Rep. Byron Donalds (R-Fla.), another member of the Oversight Committee, had previously suggested that the panel subpoena Harris. Comer had told Fox News’s Laura Ingraham in July that with Harris having more time after opting against a run for governor, the odds of her getting a subpoena were “very high.”
Harris has repeatedly defended Biden’s fitness for office.
Comer’s panel has hauled in a number of high-profile former Biden aides for interviews about Biden’s fitness for office and use of autopen — subpoenaing some of them to compel testimony.
His comments about Harris on Thursday came after a closer-door, voluntary transcribed interview with Ian Sams, former special assistant to the president and senior advisor in the White House Counsel’s Office, who forcefully defended Biden from House GOP impeachment investigations and other allegations.
Comer, who had traded public insults and barbs with Sams through 2023 and 2024 as his panel probed the Biden family’s business dealings, said that Sams gave “probably the most informative transcribed interview-slash-deposition we’ve had thus far.”
Comer emphasized that Sams said he had communicated with Biden just twice, even as he issued daily press statements about the president.

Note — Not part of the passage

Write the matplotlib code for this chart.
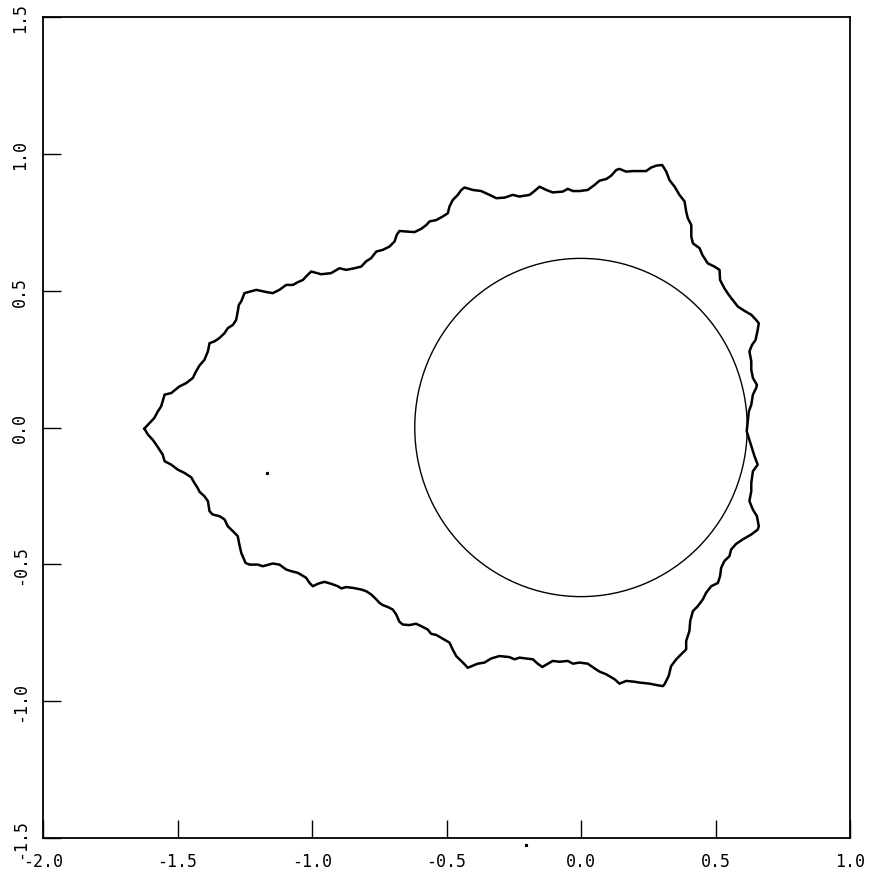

“He communicated with Joe Biden two times. He communicated with Joe Biden two times,” Comer told reporters after the interview, repeating the point for emphasis. “He saw Joe Biden, talked to Joe Biden two times the entire stint as White House spokesperson. But yet, he would every day tweet and issue statements from the podium of the White House, combating everything that we were doing in the Oversight Committee.”
Comer said that Sams told the committee that Biden was mentally sharp in those two interactions, but said that “he had to” describe Biden as sharp given his previous public statements about Biden.
Sams did not respond to questions from reporters heading into or leaving the deposition.
Comer said that despite his previous public clashes with Sams, the two were “cordial” in the interview.
Some of the former Biden aides who have been subpoenaed invoked their Fifth Amendment rights and refused to answer the committee’s questions in recent depositions: Anthony Bernal, former chief of staff to first lady Jill Biden; deputy director of Oval Office operations Annie Tomasini; and Biden’s former White House doctor Kevin O’Connor.
Others, though, have appeared voluntarily and answered the panel’s questions, including former White House chief of staff Ron Klain and former Biden aides Ashley Williams and Neera Tanden.